It was a challenge, but it was worth it! We, my wife and I, recently planned and presented a program at our parish to raise awareness about the upcoming Synod on Synodality. We called it “The Synod is ON!” Why? We’ve been part of the Pentecost Vigil Project (PVP) Leadership Team for the past two years and we wanted to localize our effort to promote the Synod and understanding of synodality at our parish.
The dates, Oct. 4-29, have been set since the Synod process began in October of 2021, so we knew we needed to start our planning in early August. We used every publicity mode our parish had available. We have learned the advertising axiom is very true that someone must hear or see something seven times before it finally sinks in! Fortunately, our pastor and our parish office staff were and remain very supportive, so we advertised and advertised and advertised again.
We also wanted to use a synodal process during the program, combining both “content” from an informed Church source with small group processes, utilizing questions that would probe the personal experience of those who would participate. We found an excellent source to describe the Synod, where it came from, and what was going to happen at the Synod. That source was the keynote presentation that Dr. Kristin Colberg of St. John’s University in Collegeville gave at the National Association for Lay Ministry (NALM) annual conference in late May. Dr. Colberg served as a writer for the Continental Stage of the process so has inside experience of the international Synod Process. She is also an energetic and engaging presenter. We took our title for the parish program, “The Synod is ON!,” from her presentation. (We sought and received permission from NALM to use her presentation.)
We worked diligently to put a two-hour program together, bouncing our outlines and potential questions off of PVP team members for their advice.
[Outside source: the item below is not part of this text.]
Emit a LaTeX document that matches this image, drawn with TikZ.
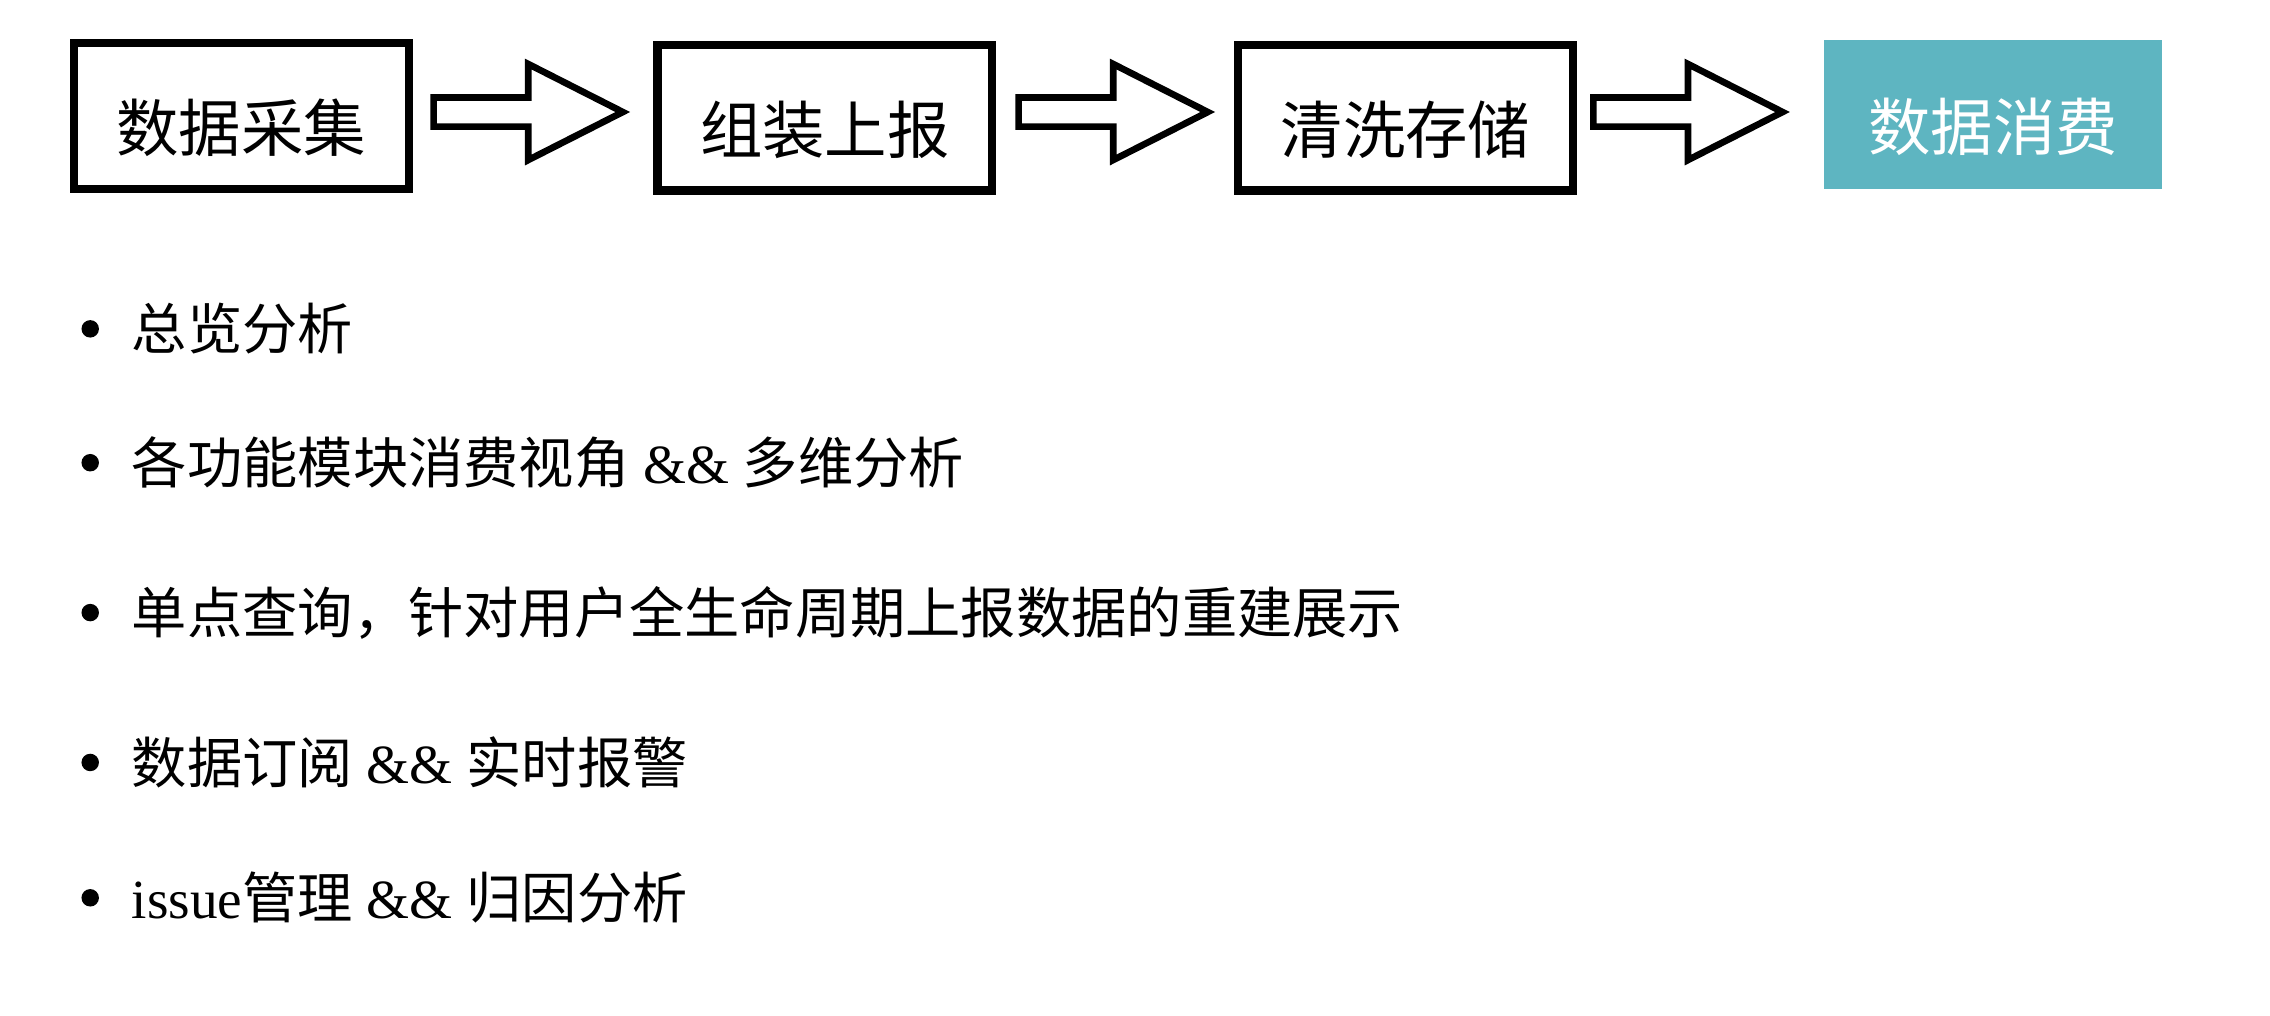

We trained facilitators, many of whom had served in that role in our listening session 18 months ago. Our parish has an excellent facility with a room with comfortable chairs and a big screen monitor on which to show Dr. Colberg’s presentation. Smaller breakout rooms are adjacent.
We tried to raise interest in the parish by using the angle that many of the issues that were raised in our listening sessions 18 months ago turned out to be issues that other Catholics around the world thought were important. Many of our issues made it to “the final cut” in the Instrumentum Laboris (working document) that will guide the Synod itself. Some of those concerns were loss of members (especially young adults), increasing women in leadership, welcoming LGBTQ+ persons and those who divorced and separated, ecumenical opportunities, and more. We used the subtitle “We Spoke; They listened!” to attract interest.
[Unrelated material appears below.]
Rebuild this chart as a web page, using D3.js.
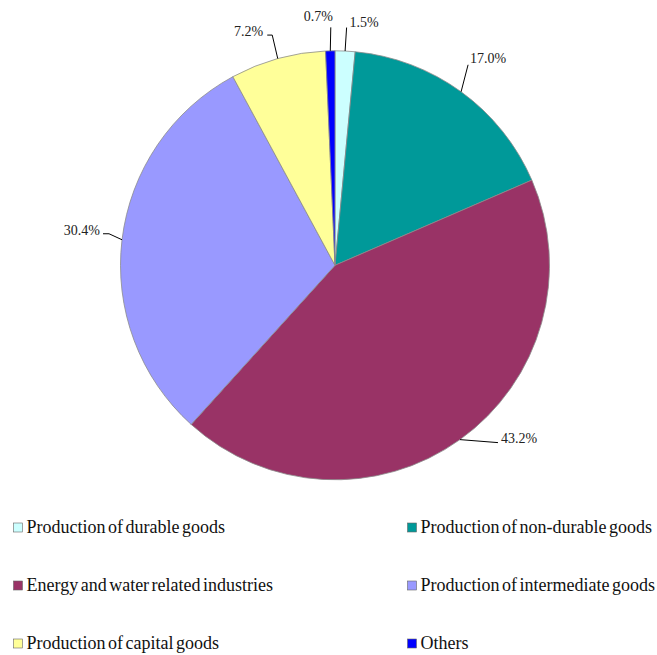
<!DOCTYPE html>
<html>
<head>
<meta charset="utf-8">
<script src="https://cdn.jsdelivr.net/npm/d3@7"></script>
<style>
  html, body { margin: 0; padding: 0; background: #fff; }
  svg { display: block; }
</style>
</head>
<body>
<div id="chart"></div>
<script>
// Share of industry groups (pie, clockwise from 12 o'clock)

const categories = [
    'Production of durable goods',
    'Production of non-durable goods',
    'Energy and water related industries',
    'Production of intermediate goods',
    'Production of capital goods',
    'Others'
];
const shares = [1.5, 17.0, 43.2, 30.4, 7.2, 0.7];
const valueLabels = ['1.5%', '17.0%', '43.2%', '30.4%', '7.2%', '0.7%'];

// order of the legend entries (row by row, two columns)
const legendOrder = [0, 1, 2, 3, 4, 5];

const colors = ['#CCFFFF', '#009999', '#993366', '#9999FF', '#FFFF99', '#0000FF'];

const width = 657;
const height = 655;
const cx = 335, cy = 265.3, radius = 214.5;
const serif = "font-family:'Liberation Serif','Times New Roman',Times,serif";

// leader line shape per slice: elbow offset from the rim point, short tail, text side
const leaders = [
    { dx: 1.5, dy: -23.5, tail: 0, side: 'start', tx: 3, ty: -0.5 },
    { dx: 7, dy: -27, tail: 0, side: 'start', tx: 2, ty: -1.5 },
    { dx: 38, dy: 3, tail: 0, side: 'start', tx: 3, ty: 0.8 },
    { dx: -13, dy: -6, tail: -6, side: 'end', tx: -3, ty: 0.8 },
    { dx: -5.5, dy: -23.5, tail: -5, side: 'end', tx: -4, ty: 1 },
    { dx: 0.5, dy: -23.5, tail: 0, side: 'end', tx: 2, ty: -6 }
];

const svg = d3.select('#chart')
    .append('svg')
    .attr('width', width)
    .attr('height', height);

const g = svg.append('g')
    .attr('transform', `translate(${cx},${cy})`);

const pie = d3.pie()
    .sort(null)
    .value(d => d);

const arcs = pie(shares);

const arc = d3.arc()
    .innerRadius(0)
    .outerRadius(radius);

// slices
g.selectAll('path.slice')
    .data(arcs)
    .enter()
    .append('path')
    .attr('class', 'slice')
    .attr('d', arc)
    .attr('fill', (d, i) => colors[i])
    .attr('stroke', '#8c8c8c')
    .attr('stroke-width', 0.8);

// leader lines + value labels
arcs.forEach((d, i) => {
    const mid = (d.startAngle + d.endAngle) / 2;
    const ex = radius * Math.sin(mid);
    const ey = -radius * Math.cos(mid);
    const L = leaders[i];
    const bx = ex + L.dx, by = ey + L.dy;
    const tx = bx + L.tail;

    g.append('polyline')
        .attr('points', [[ex, ey], [bx, by], [tx, by]].map(p => p.join(',')).join(' '))
        .attr('fill', 'none')
        .attr('stroke', '#000')
        .attr('stroke-width', 1);

    g.append('text')
        .attr('x', tx + L.tx)
        .attr('y', by + L.ty)
        .attr('text-anchor', L.side)
        .attr('style', serif)
        .attr('font-size', '14px')
        .attr('fill', '#222')
        .text(valueLabels[i]);
});

// legend
const legend = svg.append('g');
const colX = [13, 407];
const rowY = [532.5, 590.5, 648.5];

legendOrder.forEach((idx, k) => {
    const col = k % 2;
    const row = Math.floor(k / 2);
    const item = legend.append('g')
        .attr('transform', `translate(${colX[col]},${rowY[row]})`);
    item.append('rect')
        .attr('x', 0.5)
        .attr('y', -9.5)
        .attr('width', 9)
        .attr('height', 9)
        .attr('fill', colors[idx])
        .attr('stroke', '#666')
        .attr('stroke-width', 0.6);
    item.append('text')
        .attr('x', 13.5)
        .attr('y', 0)
        .attr('style', serif + ';word-spacing:-2px')
        .attr('font-size', '18px')
        .attr('fill', '#111')
        .text(categories[idx]);
});
</script>
</body>
</html>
We presented the program in mid-September on three evenings (one virtual) and one daytime morning session. Alas! Only 25 parishioners took advantage of the program! Evaluations were very positive so we feel we had a good design and process. Here are some quotes from evaluations:
· “Surprised that the issues we raised in the parish were the same as others around the world!”
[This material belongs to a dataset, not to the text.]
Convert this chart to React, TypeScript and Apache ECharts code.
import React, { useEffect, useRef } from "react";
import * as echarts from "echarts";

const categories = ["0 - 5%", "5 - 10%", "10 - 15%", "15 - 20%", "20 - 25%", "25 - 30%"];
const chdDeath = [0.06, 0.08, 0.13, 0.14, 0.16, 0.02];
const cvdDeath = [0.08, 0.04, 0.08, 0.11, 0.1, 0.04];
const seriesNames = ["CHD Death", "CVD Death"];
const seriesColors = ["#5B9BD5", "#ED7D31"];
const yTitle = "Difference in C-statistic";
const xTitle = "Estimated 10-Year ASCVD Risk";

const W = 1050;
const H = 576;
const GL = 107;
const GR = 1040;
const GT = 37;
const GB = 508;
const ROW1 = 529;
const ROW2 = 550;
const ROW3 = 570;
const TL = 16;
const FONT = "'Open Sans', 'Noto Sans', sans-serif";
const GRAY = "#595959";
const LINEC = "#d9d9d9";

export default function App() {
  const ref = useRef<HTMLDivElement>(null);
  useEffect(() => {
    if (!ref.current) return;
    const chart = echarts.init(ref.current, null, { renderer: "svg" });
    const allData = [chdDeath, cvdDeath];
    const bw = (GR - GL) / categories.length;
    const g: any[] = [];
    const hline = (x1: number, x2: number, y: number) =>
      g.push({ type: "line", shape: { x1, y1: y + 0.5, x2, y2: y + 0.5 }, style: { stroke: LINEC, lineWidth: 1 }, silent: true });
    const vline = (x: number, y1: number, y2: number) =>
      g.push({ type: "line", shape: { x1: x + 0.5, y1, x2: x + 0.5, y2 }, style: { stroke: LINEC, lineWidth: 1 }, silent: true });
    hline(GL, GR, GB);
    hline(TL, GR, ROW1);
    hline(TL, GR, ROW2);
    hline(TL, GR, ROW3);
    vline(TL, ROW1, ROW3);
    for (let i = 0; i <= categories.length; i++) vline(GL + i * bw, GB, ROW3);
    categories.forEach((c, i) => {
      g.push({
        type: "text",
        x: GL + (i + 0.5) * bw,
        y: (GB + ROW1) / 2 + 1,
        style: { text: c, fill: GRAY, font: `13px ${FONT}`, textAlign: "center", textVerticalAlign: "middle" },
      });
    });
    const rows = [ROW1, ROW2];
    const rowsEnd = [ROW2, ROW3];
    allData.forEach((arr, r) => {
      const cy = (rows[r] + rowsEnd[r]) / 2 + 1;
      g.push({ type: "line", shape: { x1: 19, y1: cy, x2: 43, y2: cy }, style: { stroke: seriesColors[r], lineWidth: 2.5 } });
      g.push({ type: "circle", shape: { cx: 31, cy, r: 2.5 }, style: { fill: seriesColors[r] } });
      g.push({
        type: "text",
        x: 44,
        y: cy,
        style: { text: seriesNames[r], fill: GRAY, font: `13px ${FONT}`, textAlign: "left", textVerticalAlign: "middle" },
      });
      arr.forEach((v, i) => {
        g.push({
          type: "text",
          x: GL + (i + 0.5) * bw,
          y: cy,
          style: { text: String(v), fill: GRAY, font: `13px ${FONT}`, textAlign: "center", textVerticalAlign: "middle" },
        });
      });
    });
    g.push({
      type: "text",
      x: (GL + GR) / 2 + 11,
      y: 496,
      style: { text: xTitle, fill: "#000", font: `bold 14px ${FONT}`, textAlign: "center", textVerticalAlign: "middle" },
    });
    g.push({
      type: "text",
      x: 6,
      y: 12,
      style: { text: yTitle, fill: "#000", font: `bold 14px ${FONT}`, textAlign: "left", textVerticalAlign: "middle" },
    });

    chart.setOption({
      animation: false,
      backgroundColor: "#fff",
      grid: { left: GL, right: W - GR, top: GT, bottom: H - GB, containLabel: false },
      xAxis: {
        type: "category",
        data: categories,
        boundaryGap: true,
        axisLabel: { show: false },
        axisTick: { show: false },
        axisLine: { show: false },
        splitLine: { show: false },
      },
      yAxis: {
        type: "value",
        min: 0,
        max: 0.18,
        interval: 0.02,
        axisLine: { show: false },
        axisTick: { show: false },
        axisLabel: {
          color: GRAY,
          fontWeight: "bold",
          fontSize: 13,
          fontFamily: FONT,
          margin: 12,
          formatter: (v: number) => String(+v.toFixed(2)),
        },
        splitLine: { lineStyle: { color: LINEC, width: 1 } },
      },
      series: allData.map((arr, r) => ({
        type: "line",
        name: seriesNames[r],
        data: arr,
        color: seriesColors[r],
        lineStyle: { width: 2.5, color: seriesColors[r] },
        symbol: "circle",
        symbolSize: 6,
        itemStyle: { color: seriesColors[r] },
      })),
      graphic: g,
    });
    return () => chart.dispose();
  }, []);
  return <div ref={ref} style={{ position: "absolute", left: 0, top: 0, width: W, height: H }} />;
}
· “Love the shift from totally ‘authoritative’ by Rome to listening to the laity around the world.”
· “Surprised that the cardinals and bishops will actually sit around a table with lay persons.”
· “Those in authority are supposed to listen to the ‘sheep’.”
We just didn’t get many people to participate. I’m convinced that the Synod just isn’t on the radar of most people in the pew. In our diocese it wasn’t promoted by the bishop and many pastors. Just today, the actual beginning of the Synod, our diocesan paper arrived and there was no front-page coverage of the Synod. There was a syndicated article on page 7. We were disappointed but buoyed by remembering that Jesus said to Peter “feed my sheep,” not count my sheep!
We also presented three Vigil Prayer experiences immediately before the Synod kick-off on Oct. 4. One was in a Taizé style prayer with candlelight and periods of silence. One was offered during the morning for those who don’t like to come out at night. The final one was Oct. 3, the actual eve of the Synod opening. All were “Spirit-focused” in song, environment, and prayers. All three were sparsely attended.
Having completed these efforts, we realize that the tone of ecclesial leadership in the United States has been less than enthusiastic about the Synod, with some exceptions. There doesn’t seem to be an overall “buzz” of interest and excitement like there was surrounding Vatican II.
But we remain hopeful, still trusting that the Holy Spirit is guiding us to help in building a Church for the third millennium!